Кирилл Лавров к смятению подводит. Ведь городничий, хотя и отдает распоряжения энергично, все как-то в них сбивается. То «ступай на улицу», то — «нет, постой!». То «ступай принеси», то — «да другие-то где, неужели ты только один?» А то и вовсе скажет: «Пусть каждый возьмет в руки по улице… черт возьми, по улице — по метле!..» При таком положении дел ни разносы, ни грозный вид уже не пугают, пугает состояние городничего, которое Лавров, опять-таки с помощью комического несоответствия, обнаруживает.
Это уже конец репетиции, конец четырехчасовой работы с двадцатиминутным перерывом. И актер так крепок в ситуации, так чувствует состояние героя, что режиссеру не приходится его останавливать, а если что-то и кажется ему неточным, он на ходу, не прерывая репетиции, подает реплику. Лавров потом признается: «Для меня важна непрерывность. Если Георгий Александрович нас останавливает и делает замечание не мне, я стараюсь не слушать, боюсь потерять нажитое состояние». Финал, а он, по существу, один большой монолог городничего, идет непрерывно, а при одном из повторений его Лавров просит разрешения броситься на колени. Жест его вполне оправдан: городничий в такой горячке, что, когда вспоминает бога, обещая поставить небывалую свечу за избавление, иначе чем на коленях высказаться не может.
Но не в одной оправданности жеста тут суть. К ней добавляется нечто иное, режиссером тут же замеченное и использованное. Стоя на коленях, городничий продолжает отдавать приказания, и режиссер хочет, чтобы, отдав одно, он порывался бы встать, но, вспомнив, что еще не все выговорил, снова опускался бы на пол. Так мольба соединяется с приказаниями о церкви, про которую надо сказать, что она сгорела, хотя она и не начинала строиться, с Держимордой, которому велено попридержать кулаки, чтобы он не ставил фонарей правым и виноватым, и с купцами: «На каждую бестию купца наложу доставить по три пуда воску. О боже мой, боже мой!»

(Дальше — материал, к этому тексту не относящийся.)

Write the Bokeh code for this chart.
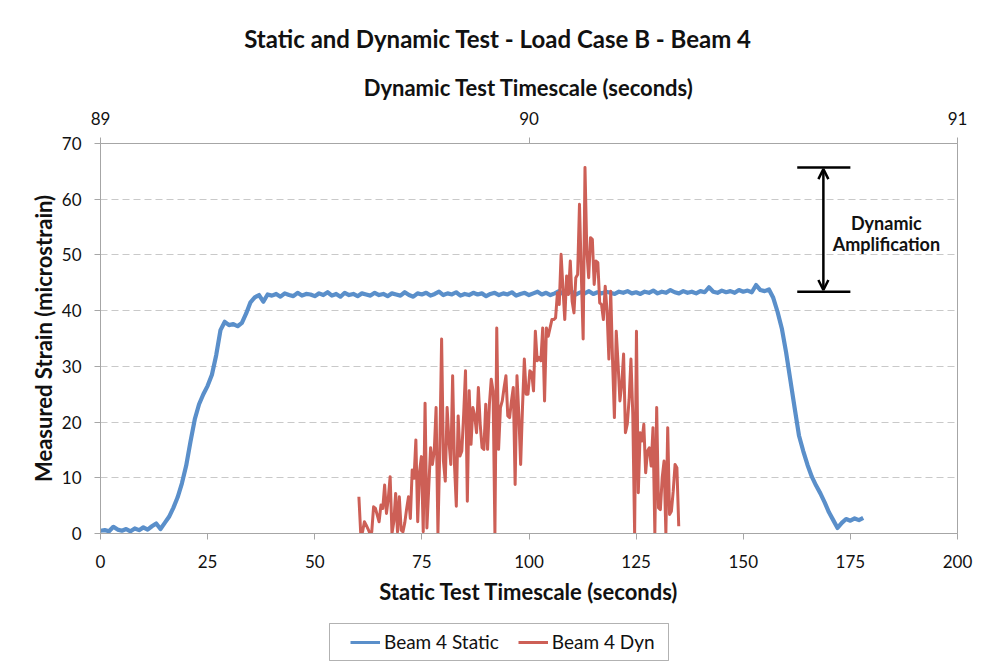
from bokeh.plotting import figure
from bokeh.layouts import column
from bokeh.models import (Range1d, LinearAxis, SingleIntervalTicker, Legend, LegendItem,
                          Arrow, OpenHead, Label, BoxAnnotation)
from bokeh.embed import file_html
from bokeh.resources import INLINE

FONT = "Lato"

# ---- Static test: sampled once per second (static timescale, seconds) ----
STATIC_T0 = 0.0
STATIC_DT = 1.0
static_strain = [
    0.5, 0.6, 0.4, 1.2, 0.7, 0.5, 0.8, 0.4, 0.9, 0.6,
    1.1, 0.7, 1.3, 1.8, 0.8, 1.9, 3.0, 4.6, 6.5, 9.0,
    12.2, 16.5, 20.5, 23.2, 25.0, 26.5, 28.5, 32.0, 36.5, 38.0,
    37.4, 37.6, 37.2, 37.8, 39.5, 41.5, 42.4, 42.8, 41.6, 42.9,
    42.7, 43.0, 42.5, 43.1, 42.8, 42.6, 43.2, 42.7, 43.0, 42.9,
    42.6, 43.1, 42.8, 43.3, 42.7, 43.0, 42.5, 43.2, 42.8, 43.0,
    42.6, 43.1, 42.9, 42.7, 43.2, 42.8, 43.0, 42.6, 43.1, 42.9,
    42.7, 43.3, 42.8, 42.5, 43.1, 42.9, 43.2, 42.7, 43.0, 43.4,
    42.8, 43.1, 42.9, 43.3, 42.7, 43.0, 42.8, 43.2, 42.9, 43.1,
    42.6, 43.0, 43.2, 42.8, 43.1, 42.9, 43.3, 42.7, 43.0, 43.2,
    42.8, 43.1, 43.4, 42.9, 43.2, 42.8, 43.1, 43.5, 43.0, 43.2,
    43.4, 42.9, 43.3, 43.1, 43.5, 43.0, 43.3, 43.1, 43.4, 43.2,
    43.0, 43.4, 43.2, 43.5, 43.1, 43.3, 43.0, 43.4, 43.2, 43.6,
    43.1, 43.4, 43.2, 43.7, 43.3, 43.1, 43.5, 43.2, 43.4, 43.1,
    43.5, 43.3, 44.2, 43.4, 43.2, 43.6, 43.3, 43.5, 43.2, 43.7,
    43.4, 43.6, 43.3, 44.6, 43.7, 43.5, 43.8, 42.3, 39.8, 36.8,
    32.5, 27.5, 22.5, 17.6, 14.8, 12.3, 10.2, 8.6, 7.2, 5.6,
    3.8, 2.4, 1.0, 1.9, 2.6, 2.3, 2.7, 2.4, 2.8,
]
static_time = [STATIC_T0 + i * STATIC_DT for i in range(len(static_strain))]

# ---- Dynamic test: sampled at a fixed rate (dynamic timescale, seconds) ----
DYN_T0 = 89.603
DYN_DT = 0.00429
dyn_strain = [
    6.6, 0.0, 0.3, 2.1, 1.5, 0.8, 0.0, 0.3, 4.8, 4.5,
    3.3, 2.1, 5.1, 4.5, 8.7, 3.6, 6.3, 10.2, 0.0, 2.1,
    7.2, 0.3, 6.6, 0.6, 0.3, 2.0, 4.5, 6.6, 2.7, 11.4,
    9.9, 16.8, 2.1, 11.1, 13.8, 0.3, 23.4, 1.0, 8.2, 15.4,
    12.4, 14.8, 22.6, 0.0, 14.8, 34.9, 13.0, 9.4, 22.6, 16.6,
    12.4, 28.3, 12.4, 4.9, 21.1, 13.9, 14.8, 21.4, 29.2, 5.8,
    25.6, 16.0, 22.6, 21.1, 18.1, 26.2, 19.6, 15.4, 15.1, 23.2,
    15.1, 23.2, 27.7, 25.6, 0.0, 36.9, 15.1, 22.6, 23.8, 26.2,
    28.3, 21.1, 20.8, 23.8, 26.2, 8.8, 28.3, 21.4, 12.4, 22.6,
    31.3, 25.0, 25.0, 29.2, 28.9, 25.6, 36.3, 31.0, 31.6, 31.0,
    36.9, 23.8, 36.9, 35.4, 36.9, 38.4, 38.4, 38.7, 43.2, 41.1,
    50.1, 44.1, 38.4, 46.2, 42.9, 48.9, 41.7, 39.6, 45.9, 46.5,
    59.1, 46.5, 34.9, 65.7, 50.7, 45.9, 53.1, 52.8, 44.7, 48.9,
    48.6, 41.4, 41.1, 38.4, 44.4, 39.9, 31.3, 43.5, 31.0, 20.8,
    36.3, 30.4, 23.8, 26.8, 32.2, 18.1, 19.6, 24.1, 31.3, 21.4,
    0.0, 36.3, 7.3, 18.1, 16.6, 19.6, 10.9, 14.8, 15.4, 12.1,
    19.0, 0.0, 22.6, 4.6, 4.3, 10.0, 13.0, 0.0, 19.0, 3.4,
    4.0, 7.6, 12.4, 11.8, 1.3,
]
dyn_time = [DYN_T0 + i * DYN_DT for i in range(len(dyn_strain))]

# ---- Axis settings and annotation ----
X_STATIC = (0, 200)
X_DYNAMIC = (89, 91)
Y_RANGE = (0, 70)
STATIC_LEVEL = 43.4          # plateau level of the static test
AMP_X = 168.7                # arrow position (static seconds)
AMP_BAR = (162.6, 175.0)     # extent of the two reference bars
AMP_TEXT_X = 183.4
AMP_TEXT_Y1 = 55.8           # "Dynamic"
AMP_TEXT_Y2 = 52.0           # "Amplification"
TITLE = "Static and Dynamic Test - Load Case B - Beam 4"

BLUE = "#5A8FCA"
RED = "#CD5F56"
GRID = "#C9C9C9"
AXIS = "#A6A6A6"
TEXT = "#111111"

W = 975
FRAME_L, FRAME_R = 100, 957
H_TITLE = 62
H_MAIN = 550
H_LEG = 55

def strip(height):
    f = figure(width=W, height=height, output_backend="svg", toolbar_location=None,
               x_range=Range1d(FRAME_L, FRAME_R), y_range=Range1d(0, height),
               min_border_left=FRAME_L, min_border_right=W - FRAME_R,
               min_border_top=0, min_border_bottom=0,
               x_axis_type=None, y_axis_type=None, title=None)
    f.grid.visible = False
    f.outline_line_color = None
    f.border_fill_color = "white"
    return f

# ---- Title strip ----
tfig = strip(H_TITLE)
tfig.add_layout(Label(x=497.5, y=H_TITLE - 38, text=TITLE, text_align="center",
                      text_baseline="middle", text_font=FONT, text_font_size="24px",
                      text_font_style="bold", text_color=TEXT))

# ---- Main chart ----
p = figure(width=W, height=H_MAIN, output_backend="svg", toolbar_location=None,
           x_range=Range1d(*X_STATIC), y_range=Range1d(*Y_RANGE),
           min_border_left=FRAME_L, min_border_right=W - FRAME_R,
           min_border_top=143 - H_TITLE, min_border_bottom=H_TITLE + H_MAIN - 533)
p.extra_x_ranges = {"dyn": Range1d(*X_DYNAMIC)}

p.outline_line_color = AXIS
p.outline_line_width = 1
p.background_fill_color = "white"
p.border_fill_color = "white"

p.xgrid.visible = False
p.ygrid.grid_line_color = GRID
p.ygrid.grid_line_dash = "7 4"
p.ygrid.grid_line_width = 1

def style_axis(ax):
    ax.axis_line_color = AXIS
    ax.major_tick_line_color = AXIS
    ax.major_tick_out = 6
    ax.major_tick_in = 0
    ax.minor_tick_line_color = None
    ax.major_label_text_font = FONT
    ax.major_label_text_font_size = "17px"
    ax.major_label_text_color = TEXT
    ax.axis_label_text_font = FONT
    ax.axis_label_text_font_size = "22px"
    ax.axis_label_text_font_style = "bold"
    ax.axis_label_text_color = TEXT

xa = p.xaxis[0]
xa.ticker = SingleIntervalTicker(interval=25)
xa.axis_label = "Static Test Timescale (seconds)"
style_axis(xa)
xa.major_label_standoff = 15
xa.axis_label_standoff = 7

ya = p.yaxis[0]
ya.ticker = SingleIntervalTicker(interval=10)
ya.axis_label = "Measured Strain (microstrain)"
style_axis(ya)
ya.major_label_standoff = 13
ya.axis_label_standoff = 2

top = LinearAxis(x_range_name="dyn", ticker=SingleIntervalTicker(interval=1),
                 axis_label="Dynamic Test Timescale (seconds)")
style_axis(top)
top.major_label_standoff = 13
top.axis_label_standoff = 8
p.add_layout(top, "above")

r_static = p.line(static_time, static_strain, line_color=BLUE, line_width=4.2, line_join="round")
r_dyn = p.line(dyn_time, dyn_strain, line_color=RED, line_width=3, line_join="round",
               x_range_name="dyn")

# Dynamic amplification marker
amp_high = max(dyn_strain)
amp_low = STATIC_LEVEL
p.segment(x0=[AMP_BAR[0], AMP_BAR[0]], x1=[AMP_BAR[1], AMP_BAR[1]],
          y0=[amp_high, amp_low], y1=[amp_high, amp_low], line_color="black", line_width=2.5)
p.add_layout(Arrow(start=OpenHead(size=10, line_width=2.5, line_color="black"),
                   end=OpenHead(size=10, line_width=2.5, line_color="black"),
                   x_start=AMP_X, y_start=amp_low + 0.3, x_end=AMP_X, y_end=amp_high - 0.3,
                   line_width=2.5, line_color="black"))
for txt, ty in (("Dynamic", AMP_TEXT_Y1), ("Amplification", AMP_TEXT_Y2)):
    p.add_layout(Label(x=AMP_TEXT_X, y=ty, text=txt,
                       text_align="center", text_baseline="middle", text_font=FONT,
                       text_font_size="18px", text_font_style="bold", text_color=TEXT))

# ---- Legend strip below the chart (page pixel coordinates) ----
leg = strip(H_LEG)
l_static = leg.line([FRAME_L], [0], line_color=BLUE, line_width=3)
l_dyn = leg.line([FRAME_L], [0], line_color=RED, line_width=3)
leg.add_layout(BoxAnnotation(left=329, right=668, bottom=7, top=44, fill_color=None,
                             line_color="black", line_width=1))
legend = Legend(items=[LegendItem(label="Beam 4 Static", renderers=[l_static]),
                       LegendItem(label="Beam 4 Dyn", renderers=[l_dyn])],
                orientation="horizontal", location=(350 - FRAME_L, 14),
                border_line_color=None, background_fill_alpha=0,
                label_text_font=FONT, label_text_font_size="19px", label_text_color=TEXT,
                glyph_width=30, glyph_height=20, label_standoff=4, spacing=19,
                padding=6, margin=0)
leg.add_layout(legend, "center")

layout = column(tfig, p, leg, spacing=0)
open("out.html", "w").write(file_html(layout, INLINE))
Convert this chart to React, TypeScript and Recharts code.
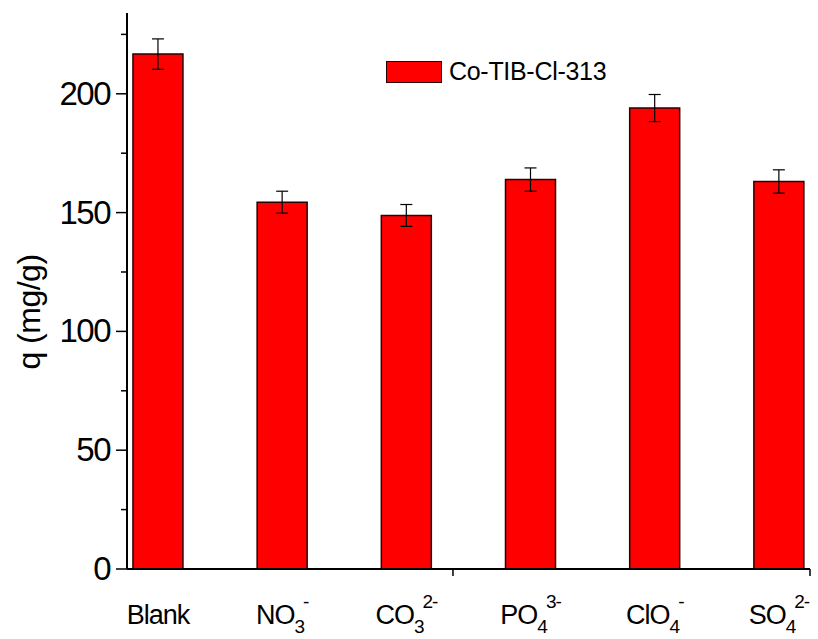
import { BarChart, Bar, XAxis, YAxis, ErrorBar, Legend, Label } from 'recharts';

const ionBase = ['Blank', 'NO', 'CO', 'PO', 'ClO', 'SO'];
const ionSub = ['', '3', '3', '4', '4', '4'];
const ionSup = ['', '-', '2-', '3-', '-', '2-'];

// q (mg/g) and its error
const qValues = [216.7, 154.4, 148.8, 163.9, 194.0, 163.1];
const qErrors = [6.4, 4.6, 4.6, 4.9, 5.7, 4.9];

const yTicks = [0, 25, 50, 75, 100, 125, 150, 175, 200, 225];
const xTicks = [1, 2, 3, 3.375, 4, 5, 6, 6.25];

const FONT = '"Liberation Sans", Arial, sans-serif';
const AXIS = '#000';

const data = qValues.map((q, i) => ({ x: i + 1, q, err: qErrors[i] }));

function XTick({ x, y, payload }: any) {
  const v = payload.value;
  if (!Number.isInteger(v)) {
    return <line x1={x} y1={y} x2={x} y2={y + 7} stroke={AXIS} strokeWidth={1.5} />;
  }
  const i = v - 1;
  return (
    <text x={x} y={y + 55} textAnchor="middle" fontSize={27} fontFamily={FONT} fill="#000" letterSpacing={-1}>
      <tspan>{ionBase[i]}</tspan>
      {ionSub[i] && (
        <tspan fontSize={19} dy={9}>
          {ionSub[i]}
        </tspan>
      )}
      {ionSup[i] && (
        <tspan fontSize={19} dy={-25} dx={-1}>
          {ionSup[i]}
        </tspan>
      )}
    </text>
  );
}

function YTick({ x, y, payload }: any) {
  const v = payload.value;
  if (v % 50 !== 0) {
    return <line x1={x - 6} y1={y} x2={x} y2={y} stroke={AXIS} strokeWidth={1.5} />;
  }
  return (
    <g>
      <line x1={x - 11} y1={y} x2={x} y2={y} stroke={AXIS} strokeWidth={1.5} />
      <text x={x - 17} y={y + 11} textAnchor="end" fontSize={33} fontFamily={FONT} fill="#000" letterSpacing={-1.5}>
        {v}
      </text>
    </g>
  );
}

function LegendBox() {
  return (
    <div style={{ display: 'flex', alignItems: 'center', fontFamily: FONT, whiteSpace: 'nowrap' }}>
      <div style={{ width: 54, height: 20, background: '#ff0000', border: '1px solid #2b0000' }} />
      <span style={{ marginLeft: 7, fontSize: 25, color: '#000', letterSpacing: -0.3 }}>Co-TIB-Cl-313</span>
    </div>
  );
}

export default function App() {
  return (
    <div style={{ position: 'absolute', left: 0, top: 0, background: '#fff' }}>
      <BarChart width={818} height={639} data={data} margin={{ top: 13, right: 8, bottom: 0, left: 0 }}>
        <XAxis
          xAxisId={0}
          dataKey="x"
          type="number"
          domain={[0.75, 6.25]}
          ticks={xTicks}
          interval={0}
          height={70}
          tickSize={0}
          tickMargin={0}
          tickLine={false}
          tick={<XTick />}
          axisLine={{ stroke: AXIS, strokeWidth: 2 }}
        />
        <XAxis xAxisId="top" orientation="top" type="number" domain={[0.75, 6.25]} height={0} tick={false} tickLine={false} axisLine={{ stroke: AXIS, strokeWidth: 2 }} />
        <YAxis
          yAxisId={0}
          type="number"
          domain={[0, 234]}
          ticks={yTicks}
          interval={0}
          width={127}
          tickSize={0}
          tickMargin={0}
          tickLine={false}
          tick={<YTick />}
          axisLine={{ stroke: AXIS, strokeWidth: 2 }}
        >
          <Label
            content={() => (
              <text x={40} y={312} transform="rotate(-90 40 312)" textAnchor="middle" fontSize={32} fontFamily={FONT} fill="#000" letterSpacing={-0.5}>
                q (mg/g)
              </text>
            )}
          />
        </YAxis>
        <YAxis yAxisId="right" orientation="right" domain={[0, 234]} width={0} tick={false} tickLine={false} axisLine={{ stroke: AXIS, strokeWidth: 2 }} />
        <Legend
          layout="vertical"
          align="center"
          verticalAlign="middle"
          wrapperStyle={{ left: 386, top: 57, width: 'auto', height: 'auto' }}
          content={() => <LegendBox />}
        />
        <Bar dataKey="q" name="Co-TIB-Cl-313" fill="#ff0000" stroke="#2b0000" strokeWidth={1.5} barSize={50} isAnimationActive={false}>
          <ErrorBar dataKey="err" width={6} stroke="#000" strokeWidth={1.2} />
        </Bar>
      </BarChart>
    </div>
  );
}
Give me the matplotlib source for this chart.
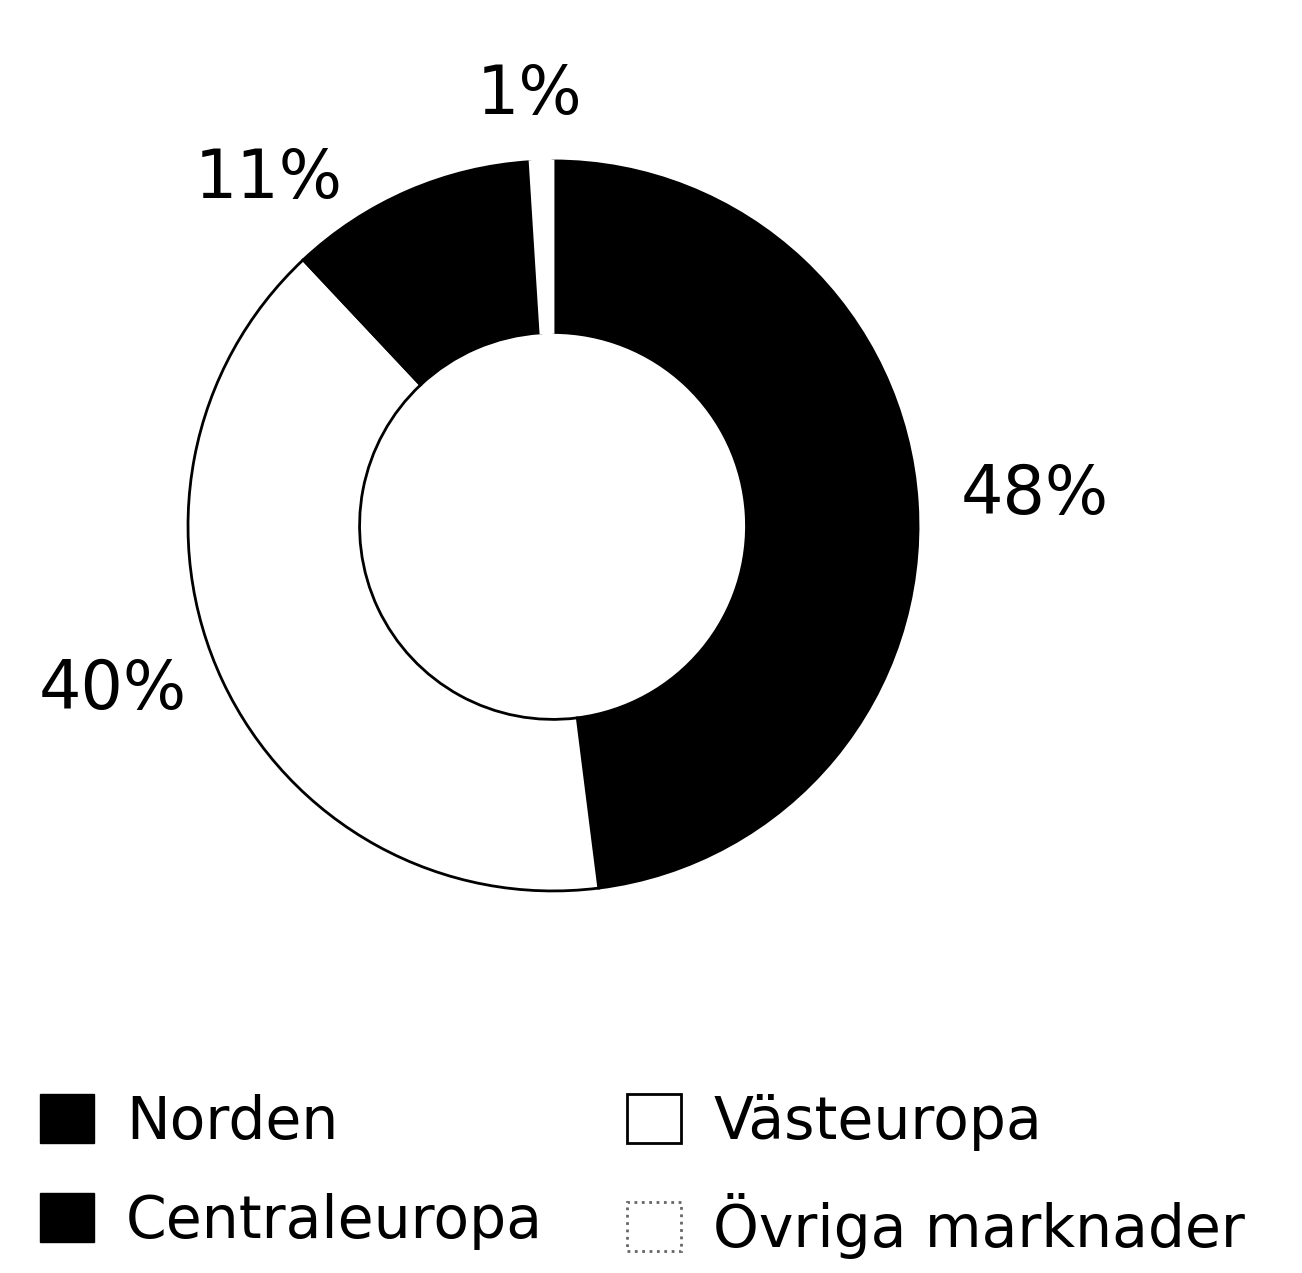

В этом месте городничий, по ремарке Гоголя, и надевает футляр вместо шляпы. Футляр этот ему по ошибке дали, и он, так и не посмотрев, что у него в руках, с ним не расстается: и на колени становится и речи говорит, а вот теперь надевает. Правда, у Гоголя тут же следует реплика: «Антон Антонович, это коробка, а не шляпа», но на репетиции ее то ли не сказали, то ли актер не обратил на нее внимания, но все дальнейшее он вел в футляре, который хоть и спускался ему на глаза, мешал, но именно своим неудобством больше всего и подходил моменту. Чем хуже, тем точнее — это отвечало настроению городничего.
Смех при этом казусе возникал мгновенно, но, как режиссеру казалось, будил он чувства иного толка, нежели те, что рождались при сопоставлении молитвы и трезвых практических соображений. Игру с футляром, в силу ее обособленности от сверхзадачи, отменяли, но оставляли деталь, по своему характеру с футляром как бы и сходную, но по общему эффекту иную.